Idi Amin of Uganda had come to be seen as a villain when he expelled thousands of people of Indian origin in the 1960s because they were not Africans. There have been instances of violence against people of Indian origin in some African countries, inviting much.

So, if we are upset with ‘racial’ acts outside India when Indians or people of Indian origin are the victims, we can be sure that we are seen no differently when similar acts happen in India.

Indians in cities are used to seeing Africans but not many of them will probably know that India is one of the most popular destinations for higher studies in African countries, especially the countries where English is spoken. There are other developing countries waiting to attract the African students.

Indians have invested heavily in many African countries. Their business cannot thrive if the locals turn hostile towards them. India also sends many skilled people to work in Africa who by and large earn a good name for the country.
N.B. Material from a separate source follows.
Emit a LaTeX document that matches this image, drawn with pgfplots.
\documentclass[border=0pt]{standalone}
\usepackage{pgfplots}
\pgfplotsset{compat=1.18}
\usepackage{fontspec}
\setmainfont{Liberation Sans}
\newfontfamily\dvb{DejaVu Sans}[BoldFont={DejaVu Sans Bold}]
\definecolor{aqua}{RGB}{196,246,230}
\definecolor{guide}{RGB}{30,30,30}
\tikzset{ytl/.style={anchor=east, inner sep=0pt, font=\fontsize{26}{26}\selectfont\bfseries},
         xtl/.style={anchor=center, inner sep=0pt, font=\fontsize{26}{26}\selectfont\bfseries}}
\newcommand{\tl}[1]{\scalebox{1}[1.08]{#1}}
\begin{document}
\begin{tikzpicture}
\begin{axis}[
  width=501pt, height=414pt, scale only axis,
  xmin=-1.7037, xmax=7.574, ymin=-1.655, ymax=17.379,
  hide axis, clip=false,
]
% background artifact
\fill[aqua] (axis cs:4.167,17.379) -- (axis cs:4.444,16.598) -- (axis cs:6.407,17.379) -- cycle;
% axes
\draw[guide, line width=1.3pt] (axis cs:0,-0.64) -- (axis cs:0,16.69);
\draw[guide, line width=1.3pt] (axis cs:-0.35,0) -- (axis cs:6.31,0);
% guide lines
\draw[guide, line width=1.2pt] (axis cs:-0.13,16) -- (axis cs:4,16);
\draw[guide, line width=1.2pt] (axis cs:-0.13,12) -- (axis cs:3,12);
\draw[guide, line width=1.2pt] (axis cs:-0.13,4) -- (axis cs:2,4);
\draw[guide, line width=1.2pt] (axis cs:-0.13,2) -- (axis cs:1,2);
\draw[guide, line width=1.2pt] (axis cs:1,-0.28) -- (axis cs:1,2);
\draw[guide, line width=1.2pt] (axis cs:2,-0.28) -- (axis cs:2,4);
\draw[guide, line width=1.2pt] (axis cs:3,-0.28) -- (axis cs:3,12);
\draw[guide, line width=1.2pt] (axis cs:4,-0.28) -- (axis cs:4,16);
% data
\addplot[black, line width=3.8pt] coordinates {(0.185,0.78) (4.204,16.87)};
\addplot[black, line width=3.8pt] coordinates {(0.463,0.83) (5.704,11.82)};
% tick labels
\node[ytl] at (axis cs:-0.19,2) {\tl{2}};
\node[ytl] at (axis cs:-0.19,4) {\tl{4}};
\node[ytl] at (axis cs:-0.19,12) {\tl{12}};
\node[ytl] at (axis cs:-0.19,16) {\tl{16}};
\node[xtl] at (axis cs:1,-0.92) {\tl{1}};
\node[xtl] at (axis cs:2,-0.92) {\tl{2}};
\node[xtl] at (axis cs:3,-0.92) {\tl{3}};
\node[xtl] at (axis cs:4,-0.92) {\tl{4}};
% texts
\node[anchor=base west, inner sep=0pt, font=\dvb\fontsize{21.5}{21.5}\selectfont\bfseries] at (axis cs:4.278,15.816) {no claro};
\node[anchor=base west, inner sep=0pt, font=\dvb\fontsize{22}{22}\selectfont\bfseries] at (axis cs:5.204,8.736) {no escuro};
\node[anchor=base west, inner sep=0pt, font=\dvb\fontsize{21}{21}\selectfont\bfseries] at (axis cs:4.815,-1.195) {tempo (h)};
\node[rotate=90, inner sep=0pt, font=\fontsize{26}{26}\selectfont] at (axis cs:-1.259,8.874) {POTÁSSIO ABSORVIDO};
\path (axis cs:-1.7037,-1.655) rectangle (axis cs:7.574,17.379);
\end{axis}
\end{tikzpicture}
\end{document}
If the emphasis here appears to be too much on Africa or Africans in India that is because they are apparently the most frequent victims in India. But racialism or discrimination of any form is to be deplored—and ways found to eliminate the practice.

There is insufficient interaction between the large population of African students and Indians in the country. The Africans do not open up when they find an unfriendly atmosphere. It then becomes the duty of the Indians to find ways for regular meetings and interactions. This, however, can be done better at the institutional level.

There can be no doubt that the job of making the society more equitable and just is tough. Discrimination of one form or the other has been in vogue in the country for generations. It may be surmised that it has not gone because so far efforts to eliminate it have been inadequate. That kind of complacency must be given up.